Ficam a olhar para nós como um boi para um palácio.
É o que temos!...
Homónimo fadista. Grande fadista da trinca de irmãos. Lindos fados canta o Pedro!
Lido.
Despacho:
Como aconteceu a este outros também tiveram amesma sorte. Sendo do antigamente eram irrecuperaveis. Enfim as revoluções em Portugal sempre foram as de um país muito pobre e intelectualmenente paupérrimo. As revoluções mraxista teem de desfazer o que está feito e o nosso escriba como andou pela televisão nessa altura deve de saber disso melhor que nós.
Sem deferimento.
Quer dizer, o Francisco fala a um grupo de pessoas na casa dos 40 anos sobre um tipo que morreu há vinte anos e que foi locutor na televisão quando elas ainda nem tinham nascido, e admira-se que essas pessoas não saibam quem ele foi?
É claro que não sabem! Como é que queria que soubessem?
Eu também, que tenho 55 anos de idade, Pedro Moutinho só ouvi como nome de fadista.
Eu lembro-me dele na TV onde tinha um programa, salvo erro, intitulado "Fronteiras do Destino", baseado em factos insólitos, de origem americana.
Muita sorte tiveram Amália, Eusébio, Artur Agostinho e pouco mais.
Por um triz só sobrava o Américo Tomaz e Salazar em 10 mihões... eram 40 anos sem «HISTÓRIA NACIONAL» para contar.

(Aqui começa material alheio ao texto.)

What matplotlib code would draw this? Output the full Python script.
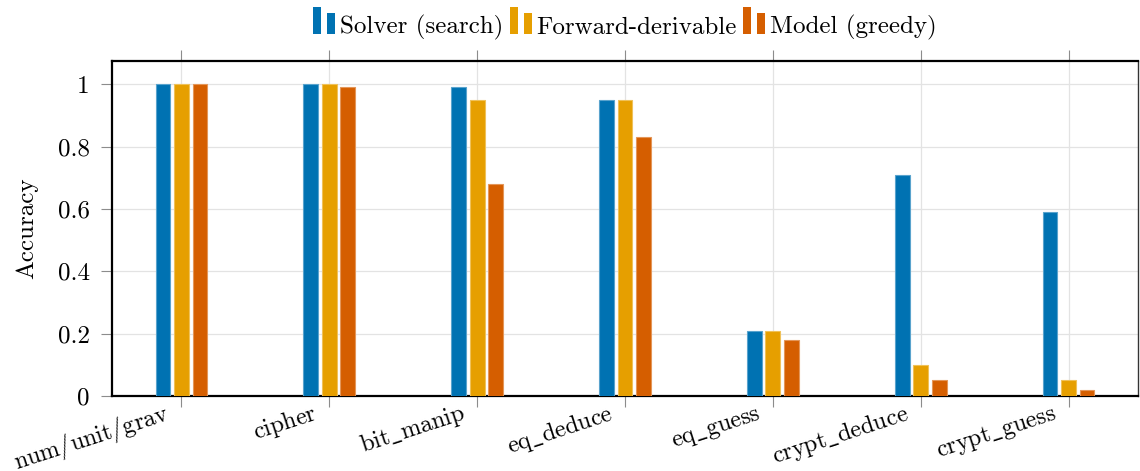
import matplotlib
matplotlib.use("Agg")
import matplotlib.pyplot as plt
import numpy as np
from matplotlib.patches import Rectangle
from matplotlib.legend_handler import HandlerBase
from matplotlib.transforms import ScaledTranslation
from matplotlib.ticker import FuncFormatter, FixedLocator
import matplotlib.colors as mcolors

plt.rcParams["font.family"] = ["cmr10"]
plt.rcParams["mathtext.fontset"] = "cm"
plt.rcParams["axes.unicode_minus"] = False
plt.rcParams["axes.formatter.use_mathtext"] = True

# Task categories and accuracy per method
categories = ["num/unit/grav", "cipher", "bit_manip", "eq_deduce",
              "eq_guess", "crypt_deduce", "crypt_guess"]
solver_search = [1.00, 1.00, 0.99, 0.95, 0.21, 0.71, 0.59]
forward_derivable = [1.00, 1.00, 0.95, 0.95, 0.21, 0.10, 0.05]
model_greedy = [1.00, 0.99, 0.68, 0.83, 0.18, 0.05, 0.02]

series_names = ["Solver (search)", "Forward-derivable", "Model (greedy)"]
series_colors = ["#0072B2", "#E69F00", "#D55E00"]
y_ticks = [0, 0.2, 0.4, 0.6, 0.8, 1]

FS = 18
FS_X = 17.4


def lighten(c, amt=0.35):
    r, g, b = mcolors.to_rgb(c)
    return (r + (1 - r) * amt, g + (1 - g) * amt, b + (1 - b) * amt)


def tex_label(s):
    # upright Computer Modern text, with a proper TeX underscore
    return r"$\mathrm{" + s.replace("_", r"\_") + "}$"


class PairBarHandler(HandlerBase):
    """Legend icon made of two small bars, the first one taller."""
    def create_artists(self, legend, orig_handle, xdescent, ydescent,
                       width, height, fontsize, trans):
        fc = orig_handle.get_facecolor()
        bw = width * 0.36
        gap = width * 0.28
        h1 = fontsize * 1.07
        h2 = fontsize * 0.82
        r1 = Rectangle((-xdescent, -ydescent), bw, h1, facecolor=fc,
                       edgecolor="none", transform=trans)
        r2 = Rectangle((-xdescent + bw + gap, -ydescent), bw, h2, facecolor=fc,
                       edgecolor="none", transform=trans)
        return [r1, r2]


fig = plt.figure(figsize=(11.4, 4.71), dpi=100)
ax = fig.add_axes([112 / 1140, 1 - 396 / 471, (1138 - 112) / 1140, (396 - 61) / 471])

x = np.arange(len(categories))
bar_w = 0.10
step = 0.125
handles = []
for i, (vals, col) in enumerate(zip([solver_search, forward_derivable, model_greedy],
                                    series_colors)):
    b = ax.bar(x + (i - 1) * step, vals, width=bar_w, color=col,
               edgecolor=lighten(col), linewidth=0.8, zorder=3,
               label=series_names[i])
    handles.append(b.patches[0])

ax.set_xlim(-0.47, len(categories) - 1 + 0.47)
ax.set_ylim(0, 1.075)

ax.xaxis.set_major_locator(FixedLocator(x))
ax.set_xticklabels([tex_label(c) for c in categories], fontsize=FS_X,
                   rotation=18, ha="right", va="baseline", rotation_mode="anchor")
ax.yaxis.set_major_locator(FixedLocator(y_ticks))
ax.yaxis.set_major_formatter(FuncFormatter(lambda v, p: f"{v:g}"))
ax.tick_params(axis="y", labelsize=FS, direction="out", length=8, width=0.8,
               color="#8c8c8c", pad=8)
ax.tick_params(axis="x", direction="out", length=8, width=0.8,
               color="#8c8c8c", pad=8.6, top=True, labeltop=False)

off = ScaledTranslation(-11 / 100, 0, fig.dpi_scale_trans)
for lab in ax.get_xticklabels():
    lab.set_transform(lab.get_transform() + off)

ax.grid(True, color="#e3e3e3", linewidth=0.9, zorder=0)
ax.set_axisbelow(True)

for side in ["left", "bottom", "top"]:
    ax.spines[side].set_linewidth(1.6)
    ax.spines[side].set_color("black")
ax.spines["right"].set_linewidth(1.0)
ax.spines["right"].set_color("#333333")

ax.set_ylabel("Accuracy", fontsize=FS, labelpad=14)

leg = ax.legend(handles=handles, labels=series_names,
                handler_map={h: PairBarHandler() for h in handles},
                loc="center", bbox_to_anchor=(0.5, 1.10), ncol=3,
                frameon=False, fontsize=FS, handlelength=0.88,
                handletextpad=0.2, columnspacing=0.25, borderaxespad=0)

fig.savefig("out.png", dpi=100)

Se fosse o Jorge Alves, o resultado era o mesmo...
Vá lá! Eu que para o mês que vem farei 32, sei perfeitamente quem foi Pedro Moutinho, o locutor.
E quanto a Maria Leonor, até sei uma história pitoresca, passada algures em 1979/80, num instituto de beleza, situado na Ressano Garcia, do qual era cliente.
Reza assim a história: certo dia chega a manicure ao instituto, meio apressada, a anunciar que já aí vinha a Sra. D. Maria Leonor, à chegada da última saúda-a e diz-lhe que a tinha visto chegar:
- Bom dia, Sodona Maria Leonor, já sabia que aí vinha, vi-a há pouco a chegar numa carrinha.
Empertigadamente (ao que consta seu apanágio), responde Maria Leonor:
- Nma carrinha? Um Peugeot (pronuciando Pe-jô)! Um carro de luxo!.
A célebre carrinha era uma 404, um carro de gama média com fama e proveito de robusto e espaçoso, mas longe de ser um primor de luxo e com um estilo francamente datado já à época.
Pergunte a um jovem de 30 anos quem foi Craveiro Lopes e ele provavelmente não sabe
Bom dia! Obrigado pela informação. Descobri há dias que o baterista da minha mais recente banda (Amadora), All-in-One, é o Luiz Moutinho.
Abraço
Manuel Galvão de Melo e Mota
mmota@uevora.pt
Esse grande senhor é o meu pai.
Mal disposto de manhã , mas também muito bem disposto ele e o Henrique Mendes quando davam os dois o telejornal faziam muitas partidas um ao outro e era em directo.
Saudades .
Lembro-me de um programa de música da EN com um solista quando no final o Pedro Moutinho com a sua prodigiosa e inconfundível voz diz, “e agora um solo de Pedro Moutinho”, e ouve-se um forte som do gongo.
Há data era normal anunciar-se o fim dos programas com o toque de gongo usado fisicamente pelos locutores que o batiam com um martelo de madeira rija.